So the US FDA has finally approved Truvada as an HIV Pre-Exposure Prophylactic (or PrEp if you fancy acronyms). I am not sure what to make of this, to be honest. The proposition here is to prescribe a chemotherapeutic to perfectly healthy people so they can protect themselves against HIV, at a cost of 13900 US$ per annum. What other protections are available? Use condoms. If you've sex with someone who's HIV positive and you want to have unsafe sex, make sure they're on HAART. If they are, the additional protection daily chemotherapy would offer to perfectly health people is close to non-existent and certainly not worth the cost paid. If you live in a society with high HIV prevalence, the odds are that it's a developing country. Your healthcare system should likely not even consider paying for such a prevention strategy, it's simply not cost effective, considering competing health needs in your society.
The drug was tested mostly on folks in high-risk groups who engage in somewhat unusual high-risk behaviour such as having plenty of unprotected sex with folks they do not know or folks they know to be HIV infected (the press release says nothing about the question of whether the latter group included folks who were known by their risk-taking participants to be on HAART), sex workers, etc. So, if you happen to belong to a group of people who engage in high-risk sexual behavior, you likely are disciplined enough to take daily chemotherapeutic drugs to compensate for your risk-taking. Really? This explains probably a 42% efficacy when compared to the placebo control. Adherence might have been a bit of an issue there... That might also explain why the FDA requires Gilead to keep track of everyone who's (supposedly ) taking Truvada and gets infected anyway. Drug resistance seems a serious concern. Little seems to be known about pregnancy and Truvada, so that's being tested while the drug is being marketed. - Who knows, there might be a market in this high-risk segment of the population, even though it seems unreasonable to me that someone who enjoys such thrills should go on chemotherapy while healthy. Might they might not better wait until they're infected? Equally, in societies where the prevalence of HIV is very high (say, Sub-Saharan Africa), is the proposition to hook large numbers of perfectly health people on these heavy hitting drugs, 'just in case'?

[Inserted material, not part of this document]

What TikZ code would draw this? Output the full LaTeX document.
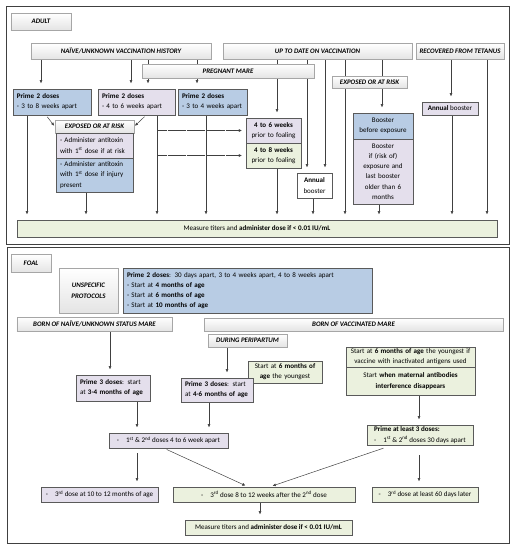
\documentclass[tikz,border=0pt]{standalone}
\usepackage{fontspec}
\setmainfont{Carlito}
\usetikzlibrary{arrows.meta, backgrounds}

\definecolor{ink}{HTML}{404040}
\definecolor{edge}{HTML}{5A5A5A}
\definecolor{hdredge}{HTML}{A6A6A6}
\definecolor{hdrwash}{HTML}{E4E4E4}
\definecolor{blu}{HTML}{B8CCE4}
\definecolor{lav}{HTML}{E4DFEC}
\definecolor{grn}{HTML}{EBF1DE}

\tikzset{
  >={Triangle[length=1.5mm, width=1.3mm]},
  %
  hdr/.style={
    draw=hdredge, line width=0.6pt, top color=white, bottom color=hdrwash,
    inner sep=0pt, align=center, text=black,
    font=\fontsize{9.8}{15}\selectfont\bfseries\itshape,
  },
  box/.style={
    draw=edge, line width=0.7pt, inner xsep=2mm, inner ysep=0pt,
    text=black, font=\fontsize{10}{14.5}\selectfont,
  },
  boxb/.style={box, fill=blu},
  boxl/.style={box, fill=lav},
  boxg/.style={box, fill=grn},
  boxw/.style={box, fill=white},
  %
  flow/.style={draw=ink, line width=0.7pt, ->, shorten >=2.8mm},
  flowdiag/.style={draw=ink, line width=0.7pt, ->, shorten >=0.6mm, shorten <=1mm},
  flowdot/.style={draw=ink, line width=0.6pt, ->, dash pattern=on 0.6pt off 0.9pt, shorten >=2mm},
  link/.style={draw=ink, line width=0.7pt},
  frame/.style={draw=ink, line width=1.4pt},
}

\newcommand{\tab}{-\hspace{3.5mm}}

\begin{document}
\begin{tikzpicture}[x=0.5mm, y=-0.5mm]

  \useasboundingbox (0,0) rectangle (515,550);

  % ---- adult ------------------------------------------------------------
  \node[hdr, minimum width=30mm, minimum height=8.5mm] (adult) at (41,21.5) {ADULT};

  \node[hdr, minimum width=90mm, minimum height=8mm] (naive) at (121,51)
    {NAÏVE/UNKNOWN VACCINATION HISTORY};
  \node[hdr, minimum width=94.5mm, minimum height=8mm] (uptodate) at (317.5,51)
    {UP TO DATE ON VACCINATION};
  \node[hdr, minimum width=44mm, minimum height=8mm] (recovered) at (460,51)
    {RECOVERED FROM TETANUS};
  \node[hdr, minimum width=86mm, minimum height=7mm] (pregnant) at (228,71)
    {PREGNANT MARE};

  \node[boxb, text width=35mm, minimum height=13mm, align=left] (primeA) at (52,102)
    {\textbf{Prime 2 doses}\\- 3 to 8 weeks apart};
  \node[boxl, text width=34.5mm, minimum height=13mm, align=left] (primeB) at (136.5,102)
    {\textbf{Prime 2 doses}\\- 4 to 6 weeks apart};
  \node[boxb, text width=30.5mm, minimum height=13mm, align=left] (primeC) at (212.5,102)
    {\textbf{Prime 2 doses}\\- 3 to 4 weeks apart};

  \node[hdr, minimum width=39.5mm, minimum height=6.5mm] (exposedA) at (94.5,126.5)
    {EXPOSED OR AT RISK};
  \node[boxl, text width=34.5mm, minimum height=12.5mm, align=left] (antitoxA) at (94.5,145.5)
    {- Administer antitoxin\\with 1\textsuperscript{st} dose if at risk};
  \node[boxb, text width=34.5mm, minimum height=17mm, align=left] (antitoxB) at (94.5,175)
    {- Administer antitoxin\\with 1\textsuperscript{st} dose if injury\\present};

  \node[boxl, text width=23.5mm, minimum height=12.5mm, align=center] (wk46) at (273.5,130.5)
    {\textbf{4 to 6 weeks}\\prior to foaling};
  \node[boxg, text width=23.5mm, minimum height=12.5mm, align=center] (wk48) at (273.5,155.5)
    {\textbf{4 to 8 weeks}\\prior to foaling};
  \node[boxw, text width=13.5mm, minimum height=12.5mm, align=center] (annualA) at (314.5,185.5)
    {\textbf{Annual}\\booster};

  \node[hdr, minimum width=37.5mm, minimum height=6mm] (exposedB) at (369.5,82)
    {EXPOSED OR AT RISK};
  \node[boxb, text width=26mm, minimum height=13mm, align=center] (boostA) at (383,126)
    {Booster\\before exposure};
  \node[boxl, text width=26mm, minimum height=32.5mm, align=center] (boostB) at (383,171.5)
    {Booster\\if (risk of)\\exposure and\\last booster\\older than 6\\months};

  \node[boxl, minimum width=28mm, minimum height=6.5mm] (annualB) at (450,108.5)
    {\textbf{Annual} booster};

  \node[boxg, minimum width=240mm, minimum height=8.5mm] (measureA) at (257,228.5)
    {Measure titers and \textbf{administer dose if < 0.01 IU/mL}};

  % ---- foal -------------------------------------------------------------
  \node[hdr, minimum width=20mm, minimum height=9mm] (foal) at (31,263) {FOAL};

  \node[hdr, minimum width=29.5mm, minimum height=22.5mm] (unspec) at (88.5,290.5)
    {UNSPECIFIC\\PROTOCOLS};
  \node[boxb, text width=120.5mm, minimum height=22.5mm, align=left] (primeF) at (247.5,290.5)
    {\textbf{Prime 2 doses}: 30 days apart, 3 to 4 weeks apart, 4 to 8 weeks apart\\
     - Start at \textbf{4 months of age}\\
     - Start at \textbf{6 months of age}\\
     - Start at \textbf{10 months of age}};

  \node[hdr, minimum width=77.5mm, minimum height=7mm] (bornnaive) at (94.5,324)
    {BORN OF NAÏVE/UNKNOWN STATUS MARE};
  \node[hdr, minimum width=149.5mm, minimum height=6.5mm] (bornvacc) at (353.5,324.5)
    {BORN OF VACCINATED MARE};
  \node[hdr, minimum width=39.5mm, minimum height=6.5mm] (peri) at (247.5,340.5)
    {DURING PERIPARTUM};

  \node[boxg, text width=33mm, minimum height=11mm, align=center] (youngest) at (285,372)
    {Start at \textbf{6 months of}\\\textbf{age} the youngest};
  \node[boxl, text width=33mm, minimum height=13mm, align=left] (prime3A) at (113,388)
    {\textbf{Prime 3 doses}: start\\at \textbf{3-4 months of age}};
  \node[boxl, text width=32mm, minimum height=12mm, align=left] (prime3B) at (217,390)
    {\textbf{Prime 3 doses}: start\\at \textbf{4-6 months of age}};

  \node[boxg, text width=60.5mm, minimum height=10mm, align=center] (inactiv) at (410.5,357)
    {Start at \textbf{6 months of age} the youngest if\\vaccine with inactivated antigens used};
  \node[boxg, text width=60.5mm, minimum height=14mm, align=center] (matern) at (410.5,381)
    {Start \textbf{when maternal antibodies}\\\textbf{interference disappears}};

  \node[boxl, minimum width=59.5mm, minimum height=7.5mm] (dose12) at (168.5,440.5)
    {\tab 1\textsuperscript{st} \& 2\textsuperscript{nd} doses 4 to 6 week apart};
  \node[boxg, minimum width=53mm, minimum height=10mm, align=left, inner xsep=1.5mm] (primeL) at (420,435)
    {\textbf{Prime at least 3 doses:}\\\tab 1\textsuperscript{st} \& 2\textsuperscript{nd} doses 30 days apart};

  \node[boxl, minimum width=58.5mm, minimum height=7.5mm] (third1) at (99.5,494.5)
    {\tab 3\textsuperscript{rd} dose at 10 to 12 months of age};
  \node[boxg, minimum width=91mm, minimum height=7.5mm] (third2) at (264,494.5)
    {\tab 3\textsuperscript{rd} dose 8 to 12 weeks after the 2\textsuperscript{nd} dose};
  \node[boxg, minimum width=53mm, minimum height=7.5mm] (third3) at (425,494.5)
    {\tab 3\textsuperscript{rd} dose at least 60 days later};

  \node[boxg, minimum width=83.5mm, minimum height=7.5mm] (measureF) at (268.5,527.5)
    {Measure titers and \textbf{administer dose if < 0.01 IU/mL}};

  % ---- frames and connectors --------------------------------------------
  \begin{scope}[on background layer]
    \draw[frame] (6,6) rectangle (509,244);
    \draw[frame] (7,247) rectangle (509,543);

    % adult: headers down
    \draw[flow] (naive.south -| 41,0) -- (primeA.north -| 41,0);
    \draw[flow] (naive.south -| 131,0) -- (primeB.north -| 131,0);
    \draw[flow] (naive.south -| 148,0) -- (primeB.north -| 148,0);
    \draw[flow] (naive.south -| 197,0) -- (primeC.north -| 197,0);
    \draw[flow] (uptodate.south -| 277,0) -- (wk46.north -| 277,0);
    \draw[flow] (uptodate.south -| 307,0) -- (annualA.north -| 307,0);
    \draw[flow] (uptodate.south -| 325,0) -- (annualA.north -| 325,0);
    \draw[flow] (uptodate.south -| 345,0) -- (measureA.north -| 345,0);
    \draw[link] (uptodate.south -| 382,0) -- (exposedB.north -| 382,0);
    \draw[flow] (exposedB.south -| 382,0) -- (boostA.north -| 382,0);
    \draw[flow] (recovered.south -| 451,0) -- (annualB.north -| 451,0);
    \draw[flow] (recovered.south -| 487,0) -- (measureA.north -| 487,0);

    % adult: exposed or at risk
    \draw[flowdiag] (primeA.south -| 46,0) -- (exposedA.west);
    \draw[flowdiag] (primeB.south -| 146,0) -- (exposedA.east);
    \draw[flowdot] (wk46.west -| 157,0) -- (wk46.west);
    \draw[flowdot] (wk48.west -| 157,0) -- (wk48.west);

    % adult: into measure titers
    \draw[flow] (primeA.south -| 27,0) -- (measureA.north -| 27,0);
    \draw[flow] (antitoxB.south -| 86,0) -- (measureA.north -| 86,0);
    \draw[flow] (primeB.south -| 157,0) -- (measureA.north -| 157,0);
    \draw[flow] (primeC.south -| 206,0) -- (measureA.north -| 206,0);
    \draw[flow] (wk48.south -| 277,0) -- (measureA.north -| 277,0);
    \draw[flow] (annualA.south -| 313,0) -- (measureA.north -| 313,0);
    \draw[flow] (boostB.south -| 379,0) -- (measureA.north -| 379,0);
    \draw[flow] (annualB.south -| 452,0) -- (measureA.north -| 452,0);

    % foal
    \draw[flow] (bornnaive.south -| 110,0) -- (prime3A.north -| 110,0);
    \draw[flow] (peri.south -| 227,0) -- (prime3B.north -| 227,0);
    \draw[flow] (matern.south -| 419,0) -- (primeL.north -| 419,0);
    \draw[flow] (prime3A.south -| 137,0) -- (dose12.north -| 137,0);
    \draw[flow] (prime3B.south -| 209,0) -- (dose12.north -| 209,0);
    \draw[flow, shorten <=2.5mm] (dose12.south -| 137,0) -- (third1.north -| 137,0);
    \draw[flowdiag, shorten <=1.5mm, shorten >=1.5mm] (dose12.south -| 164,0) -- (third2.north -| 248,0);
    \draw[flowdiag, shorten <=4.5mm, shorten >=1.5mm] (primeL.south -| 392,0) -- (third2.north -| 270,0);
    \draw[flow, shorten <=5mm] (primeL.south -| 419,0) -- (third3.north -| 419,0);
    \draw[flow] (third2.south -| 260,0) -- (measureF.north -| 260,0);
  \end{scope}

\end{tikzpicture}
\end{document}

As I said, I'm not sure what to make of this, but I am surprised about the logic of prescribing chemotherapy to healthy individuals as a 'just in case' strategy. Good for the shareholders of Gilead, the maker of Truvada though. You're making money off 'treating' the healthy... To be fair, it is anything but unusual that healthy people are being subjected to treatment in prevention efforts. Just think of flu vaccines, Hep B vaccination and so on and so forth. However, in the case under consideration the proposition is lifelong chemotherapy. That has quite a different ring and quality to it. We should take our time to discuss the pro's and con's of such a prevention strategy carefully, instead of diving headlong into it.